-- BEGIN INFORMATION PROVIDED --

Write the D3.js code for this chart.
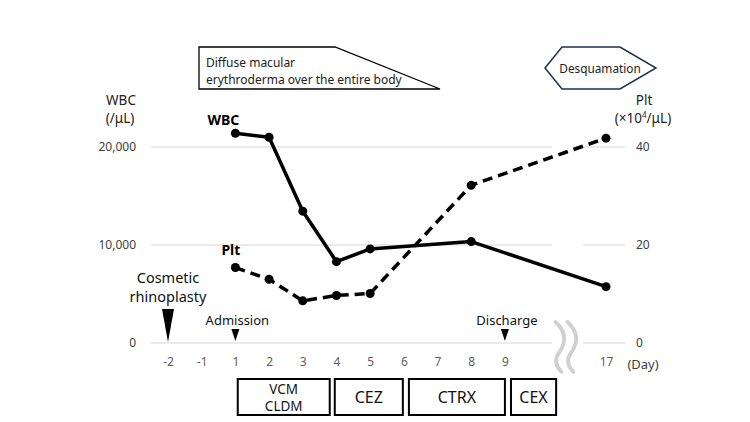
<!DOCTYPE html>
<html><head><meta charset="utf-8">
<script src="https://cdn.jsdelivr.net/npm/d3@7"></script>
<style>html,body{margin:0;padding:0;background:#fff;} svg{display:block;font-family:"Noto Sans","Open Sans",sans-serif;}</style>
</head><body><svg id="c" width="750" height="422"></svg>
<script>
// ---- data ----
const days = ["-2","-1","1","2","3","4","5","6","7","8","9","gapA","gapB","17"];
const dayLabels = ["-2","-1","1","2","3","4","5","6","7","8","9","","","17"];
const wbcDays = ["1","2","3","4","5","8","17"];
const wbcValues = [21400, 21000, 13450, 8300, 9600, 10350, 5750];
const pltDays = ["1","2","3","4","5","8","17"];
const pltValues = [15.4, 13.0, 8.6, 9.7, 10.1, 32.2, 41.8];
const leftTicks = [0, 10000, 20000];
const rightTicks = [0, 20, 40];
const drugNames = [["VCM","CLDM"],["CEZ"],["CTRX"],["CEX"]];
const drugStart = [2.07, 4.95, 7.15, 10.18];
const drugEnd = [4.8, 6.97, 10.0, 11.52];
const events = [{label:["Cosmetic","rhinoplasty"], day:"-2", big:true},{label:["Admission"], day:"1", big:false},{label:["Discharge"], day:"9", big:false}];

// ---- setup ----
const svg = d3.select("#c");
const x = d3.scalePoint().domain(days).range([168, 606]);
const step = x.step();
const xi = i => x(days[0]) + i*step;
const yL = d3.scaleLinear().domain([0, 20000]).range([343, 147]);
const yR = d3.scaleLinear().domain([0, 40]).range([343, 147]);
const plotL = 151, plotR = 625, breakL = 552, breakR = 583;

// gridlines (broken at the axis break)
const grid = svg.append("g");
leftTicks.forEach(t => {
  [[plotL, breakL],[breakR, plotR]].forEach(seg => {
    grid.append("line").attr("x1", seg[0]).attr("x2", seg[1])
      .attr("y1", yL(t)).attr("y2", yL(t))
      .attr("stroke", "#e3e3e3").attr("stroke-width", 1.3);
  });
});

// left axis
const axL = d3.axisLeft(yL).tickValues(leftTicks).tickSize(0).tickPadding(0).tickFormat(d3.format(","));
const gL = svg.append("g").attr("transform", "translate(136,0)").call(axL);
gL.select(".domain").remove();
gL.selectAll("text").attr("font-size", 12).attr("fill", "#404040").attr("font-family", "Noto Sans");
// right axis
const axR = d3.axisRight(yR).tickValues(rightTicks).tickSize(0).tickPadding(0);
const gR = svg.append("g").attr("transform", "translate(636,0)").call(axR);
gR.select(".domain").remove();
gR.selectAll("text").attr("font-size", 12).attr("fill", "#404040").attr("font-family", "Noto Sans");

// x axis labels
const axX = d3.axisBottom(x).tickSize(0).tickPadding(0).tickFormat((d,i) => dayLabels[i]);
const gX = svg.append("g").attr("transform", "translate(0,357)").call(axX);
gX.select(".domain").remove();
gX.selectAll("text").attr("font-size", 12).attr("fill", "#606060").attr("font-family", "Noto Sans");
svg.append("text").attr("x", 643).attr("y", 369).attr("text-anchor", "middle")
  .attr("font-size", 13).attr("fill", "#404040").text("(Day)");

// axis titles
svg.append("text").attr("x", 121).attr("y", 105).attr("text-anchor", "middle").attr("font-size", 13.5).attr("fill", "#222").text("WBC");
svg.append("text").attr("x", 120).attr("y", 123).attr("text-anchor", "middle").attr("font-size", 13.5).attr("fill", "#222").text("(/μL)");
svg.append("text").attr("x", 644).attr("y", 105).attr("text-anchor", "middle").attr("font-size", 13.5).attr("fill", "#222").text("Plt");
const pt = svg.append("text").attr("x", 643).attr("y", 123).attr("text-anchor", "middle").attr("font-size", 13.5).attr("fill", "#222");
pt.append("tspan").text("(×10");
pt.append("tspan").attr("font-size", 8).attr("dy", -5).text("4");
pt.append("tspan").attr("dy", 5).text("/μL)");

// axis break squiggle
const sq = svg.append("g").attr("fill", "none").attr("stroke", "#d0d0d0").attr("stroke-width", 3.8).attr("stroke-linecap", "round");
const sx = (x("9") + x("17")) / 2 + 3;
[0, 12].forEach(o => {
  sq.append("path").attr("d", `M${sx+o-3},322 C${sx+o+8},332 ${sx+o+8},342 ${sx+o+1},352 C${sx+o-5},360 ${sx+o-2},367 ${sx+o+3},372`);
});

// lines
const wbcPts = wbcDays.map((d,i) => [x(d), yL(wbcValues[i])]);
const pltPts = pltDays.map((d,i) => [x(d), yR(pltValues[i])]);
svg.append("path").attr("d", d3.line()(wbcPts)).attr("fill", "none").attr("stroke", "#000").attr("stroke-width", 3.5).attr("stroke-linejoin", "round");
svg.append("path").attr("d", d3.line()(pltPts)).attr("fill", "none").attr("stroke", "#000").attr("stroke-width", 3.5).attr("stroke-dasharray", "10,6");
svg.append("g").selectAll("circle").data(wbcPts.concat(pltPts)).join("circle")
  .attr("cx", d => d[0]).attr("cy", d => d[1]).attr("r", 4.5).attr("fill", "#000");

// series labels
svg.append("text").attr("x", x("1") - 28).attr("y", yL(wbcValues[0]) - 8).attr("font-size", 14).attr("font-weight", "bold").text("WBC");
svg.append("text").attr("x", x("1") - 14).attr("y", yR(pltValues[0]) - 13).attr("font-size", 14).attr("font-weight", "bold").text("Plt");

// events
events.forEach(e => {
  const cx = x(e.day);
  if (e.big) {
    svg.append("path").attr("d", `M${cx-6},309 L${cx+6},309 L${cx},342 Z`).attr("fill", "#000");
    e.label.forEach((l, i) => svg.append("text").attr("x", cx).attr("y", 283 + i*19).attr("text-anchor", "middle").attr("font-size", 14.5).attr("fill", "#111").text(l));
  } else {
    svg.append("path").attr("d", `M${cx-4},329 L${cx+4},329 L${cx},341 Z`).attr("fill", "#000");
    svg.append("text").attr("x", cx + 2).attr("y", 325).attr("text-anchor", "middle").attr("font-size", 13).attr("fill", "#111").text(e.label[0]);
  }
});

// drug boxes
const dg = svg.append("g");
drugNames.forEach((n, i) => {
  const x0 = xi(drugStart[i]), x1 = xi(drugEnd[i]);
  dg.append("rect").attr("x", x0).attr("y", 379).attr("width", x1 - x0).attr("height", 36)
    .attr("fill", "#fff").attr("stroke", "#000").attr("stroke-width", 2);
  n.forEach((t, j) => {
    const yy = n.length === 1 ? 403 : 394 + j*17;
    dg.append("text").attr("x", (x0 + x1) / 2).attr("y", yy).attr("text-anchor", "middle")
      .attr("font-size", n.length === 1 ? 16 : 13.5).attr("fill", "#111").text(t);
  });
});

// erythroderma annotation box
svg.append("path").attr("d", "M199,47 L335,47 L440,89 L199,89 Z").attr("fill", "#fff").attr("stroke", "#000").attr("stroke-width", 1.3);
svg.append("text").attr("x", 206).attr("y", 67).attr("font-size", 12).attr("fill", "#222").text("Diffuse macular");
svg.append("text").attr("x", 206).attr("y", 83.5).attr("font-size", 12).attr("fill", "#222").text("erythroderma over the entire body");

// desquamation hexagon
svg.append("path").attr("d", "M545,68 L562,47 L620,47 L656,68 L620,89 L562,89 Z").attr("fill", "#fff").attr("stroke", "#1f3050").attr("stroke-width", 1.5);
svg.append("text").attr("x", 600).attr("y", 72.5).attr("text-anchor", "middle").attr("font-size", 11.8).attr("fill", "#222").text("Desquamation");
</script>
</body></html>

-- END INFORMATION PROVIDED --

Every line is to be duplicated exactly, though pictures stay out.

IN RESPONSE –
Write the D3.js code for this chart.
<!DOCTYPE html>
<html><head><meta charset="utf-8">
<script src="https://cdn.jsdelivr.net/npm/d3@7"></script>
<style>html,body{margin:0;padding:0;background:#fff;} svg{display:block;font-family:"Noto Sans","Open Sans",sans-serif;}</style>
</head><body><svg id="c" width="750" height="422"></svg>
<script>
// ---- data ----
const days = ["-2","-1","1","2","3","4","5","6","7","8","9","gapA","gapB","17"];
const dayLabels = ["-2","-1","1","2","3","4","5","6","7","8","9","","","17"];
const wbcDays = ["1","2","3","4","5","8","17"];
const wbcValues = [21400, 21000, 13450, 8300, 9600, 10350, 5750];
const pltDays = ["1","2","3","4","5","8","17"];
const pltValues = [15.4, 13.0, 8.6, 9.7, 10.1, 32.2, 41.8];
const leftTicks = [0, 10000, 20000];
const rightTicks = [0, 20, 40];
const drugNames = [["VCM","CLDM"],["CEZ"],["CTRX"],["CEX"]];
const drugStart = [2.07, 4.95, 7.15, 10.18];
const drugEnd = [4.8, 6.97, 10.0, 11.52];
const events = [{label:["Cosmetic","rhinoplasty"], day:"-2", big:true},{label:["Admission"], day:"1", big:false},{label:["Discharge"], day:"9", big:false}];

// ---- setup ----
const svg = d3.select("#c");
const x = d3.scalePoint().domain(days).range([168, 606]);
const step = x.step();
const xi = i => x(days[0]) + i*step;
const yL = d3.scaleLinear().domain([0, 20000]).range([343, 147]);
const yR = d3.scaleLinear().domain([0, 40]).range([343, 147]);
const plotL = 151, plotR = 625, breakL = 552, breakR = 583;

// gridlines (broken at the axis break)
const grid = svg.append("g");
leftTicks.forEach(t => {
  [[plotL, breakL],[breakR, plotR]].forEach(seg => {
    grid.append("line").attr("x1", seg[0]).attr("x2", seg[1])
      .attr("y1", yL(t)).attr("y2", yL(t))
      .attr("stroke", "#e3e3e3").attr("stroke-width", 1.3);
  });
});

// left axis
const axL = d3.axisLeft(yL).tickValues(leftTicks).tickSize(0).tickPadding(0).tickFormat(d3.format(","));
const gL = svg.append("g").attr("transform", "translate(136,0)").call(axL);
gL.select(".domain").remove();
gL.selectAll("text").attr("font-size", 12).attr("fill", "#404040").attr("font-family", "Noto Sans");
// right axis
const axR = d3.axisRight(yR).tickValues(rightTicks).tickSize(0).tickPadding(0);
const gR = svg.append("g").attr("transform", "translate(636,0)").call(axR);
gR.select(".domain").remove();
gR.selectAll("text").attr("font-size", 12).attr("fill", "#404040").attr("font-family", "Noto Sans");

// x axis labels
const axX = d3.axisBottom(x).tickSize(0).tickPadding(0).tickFormat((d,i) => dayLabels[i]);
const gX = svg.append("g").attr("transform", "translate(0,357)").call(axX);
gX.select(".domain").remove();
gX.selectAll("text").attr("font-size", 12).attr("fill", "#606060").attr("font-family", "Noto Sans");
svg.append("text").attr("x", 643).attr("y", 369).attr("text-anchor", "middle")
  .attr("font-size", 13).attr("fill", "#404040").text("(Day)");

// axis titles
svg.append("text").attr("x", 121).attr("y", 105).attr("text-anchor", "middle").attr("font-size", 13.5).attr("fill", "#222").text("WBC");
svg.append("text").attr("x", 120).attr("y", 123).attr("text-anchor", "middle").attr("font-size", 13.5).attr("fill", "#222").text("(/μL)");
svg.append("text").attr("x", 644).attr("y", 105).attr("text-anchor", "middle").attr("font-size", 13.5).attr("fill", "#222").text("Plt");
const pt = svg.append("text").attr("x", 643).attr("y", 123).attr("text-anchor", "middle").attr("font-size", 13.5).attr("fill", "#222");
pt.append("tspan").text("(×10");
pt.append("tspan").attr("font-size", 8).attr("dy", -5).text("4");
pt.append("tspan").attr("dy", 5).text("/μL)");

// axis break squiggle
const sq = svg.append("g").attr("fill", "none").attr("stroke", "#d0d0d0").attr("stroke-width", 3.8).attr("stroke-linecap", "round");
const sx = (x("9") + x("17")) / 2 + 3;
[0, 12].forEach(o => {
  sq.append("path").attr("d", `M${sx+o-3},322 C${sx+o+8},332 ${sx+o+8},342 ${sx+o+1},352 C${sx+o-5},360 ${sx+o-2},367 ${sx+o+3},372`);
});

// lines
const wbcPts = wbcDays.map((d,i) => [x(d), yL(wbcValues[i])]);
const pltPts = pltDays.map((d,i) => [x(d), yR(pltValues[i])]);
svg.append("path").attr("d", d3.line()(wbcPts)).attr("fill", "none").attr("stroke", "#000").attr("stroke-width", 3.5).attr("stroke-linejoin", "round");
svg.append("path").attr("d", d3.line()(pltPts)).attr("fill", "none").attr("stroke", "#000").attr("stroke-width", 3.5).attr("stroke-dasharray", "10,6");
svg.append("g").selectAll("circle").data(wbcPts.concat(pltPts)).join("circle")
  .attr("cx", d => d[0]).attr("cy", d => d[1]).attr("r", 4.5).attr("fill", "#000");

// series labels
svg.append("text").attr("x", x("1") - 28).attr("y", yL(wbcValues[0]) - 8).attr("font-size", 14).attr("font-weight", "bold").text("WBC");
svg.append("text").attr("x", x("1") - 14).attr("y", yR(pltValues[0]) - 13).attr("font-size", 14).attr("font-weight", "bold").text("Plt");

// events
events.forEach(e => {
  const cx = x(e.day);
  if (e.big) {
    svg.append("path").attr("d", `M${cx-6},309 L${cx+6},309 L${cx},342 Z`).attr("fill", "#000");
    e.label.forEach((l, i) => svg.append("text").attr("x", cx).attr("y", 283 + i*19).attr("text-anchor", "middle").attr("font-size", 14.5).attr("fill", "#111").text(l));
  } else {
    svg.append("path").attr("d", `M${cx-4},329 L${cx+4},329 L${cx},341 Z`).attr("fill", "#000");
    svg.append("text").attr("x", cx + 2).attr("y", 325).attr("text-anchor", "middle").attr("font-size", 13).attr("fill", "#111").text(e.label[0]);
  }
});

// drug boxes
const dg = svg.append("g");
drugNames.forEach((n, i) => {
  const x0 = xi(drugStart[i]), x1 = xi(drugEnd[i]);
  dg.append("rect").attr("x", x0).attr("y", 379).attr("width", x1 - x0).attr("height", 36)
    .attr("fill", "#fff").attr("stroke", "#000").attr("stroke-width", 2);
  n.forEach((t, j) => {
    const yy = n.length === 1 ? 403 : 394 + j*17;
    dg.append("text").attr("x", (x0 + x1) / 2).attr("y", yy).attr("text-anchor", "middle")
      .attr("font-size", n.length === 1 ? 16 : 13.5).attr("fill", "#111").text(t);
  });
});

// erythroderma annotation box
svg.append("path").attr("d", "M199,47 L335,47 L440,89 L199,89 Z").attr("fill", "#fff").attr("stroke", "#000").attr("stroke-width", 1.3);
svg.append("text").attr("x", 206).attr("y", 67).attr("font-size", 12).attr("fill", "#222").text("Diffuse macular");
svg.append("text").attr("x", 206).attr("y", 83.5).attr("font-size", 12).attr("fill", "#222").text("erythroderma over the entire body");

// desquamation hexagon
svg.append("path").attr("d", "M545,68 L562,47 L620,47 L656,68 L620,89 L562,89 Z").attr("fill", "#fff").attr("stroke", "#1f3050").attr("stroke-width", 1.5);
svg.append("text").attr("x", 600).attr("y", 72.5).attr("text-anchor", "middle").attr("font-size", 11.8).attr("fill", "#222").text("Desquamation");
</script>
</body></html>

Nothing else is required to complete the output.